Design

New York City Unveils a Next-Generation Trash Can

The winner of the BetterBin design competition is easier for sanitation workers to lift and deters bulk trash-dumpers. It could replace the ubiquitous green litter basket.
The new bins (middle and right) were piloted in the Flushing neighborhood of Queens this past summer. (Courtesy of NYC Department of Sanitation/Group Project)Courtesy of NYC Department of Sanitation/Group Project

New Yorkers may not think much about the 23,000 steel litter baskets scattered around the city. “It’s a piece of street furniture that we take for granted,” says Robin Nagle, the in-house anthropologist at the New York City Department of Sanitation and an urban studies professor at New York University.
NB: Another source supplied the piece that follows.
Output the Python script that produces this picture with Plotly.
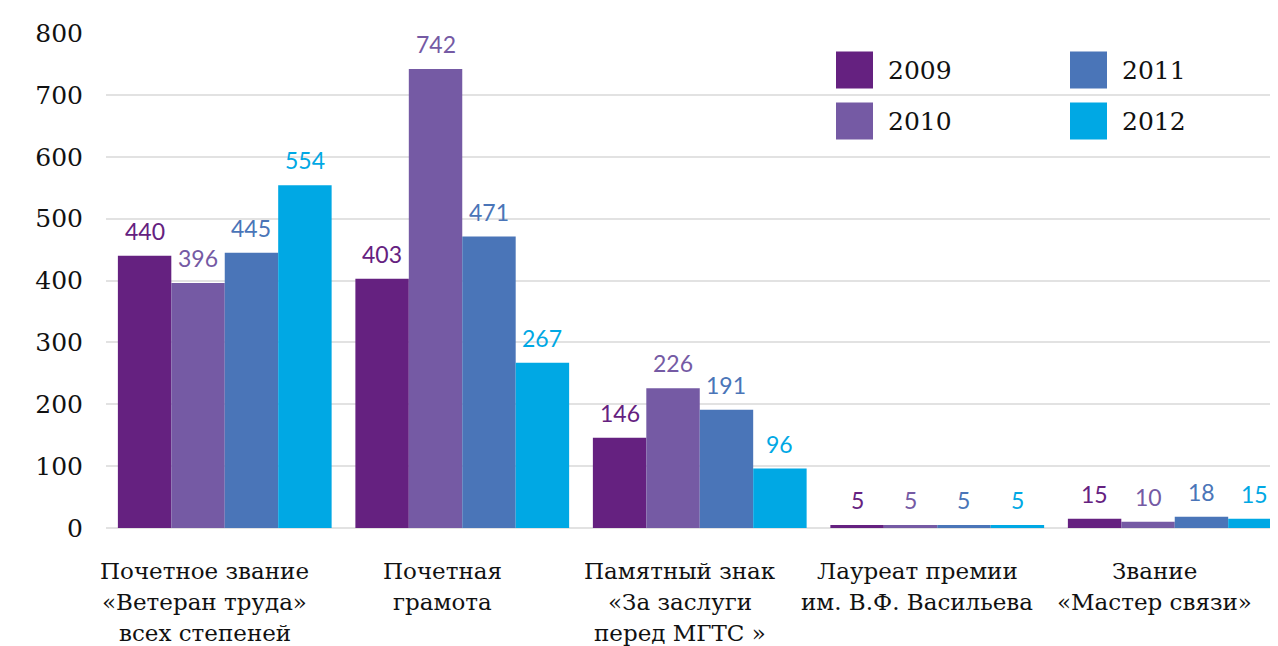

In use since the 1930s, the bins are ubiquitous but problematic: They weigh 30 pounds when empty, which means that garbage collectors have to lift as much as 100 pounds when they empty them. (In fact, garbage collectors hold one of the most dangerous jobs in the country, with a fatal injury rate of 33 deaths per every 100,000 workers, according to the U.S. Bureau of Labor Statistics.) The wide opening of the mesh bin allows trash to blow away and invites residents and business owners to dump bulky waste inside. The city’s notorious rats easily climb in and out of the baskets. And their aesthetics are not to everyone’s liking. As one reader put it to New York Magazine in 1972, “it’s really pretty ugly.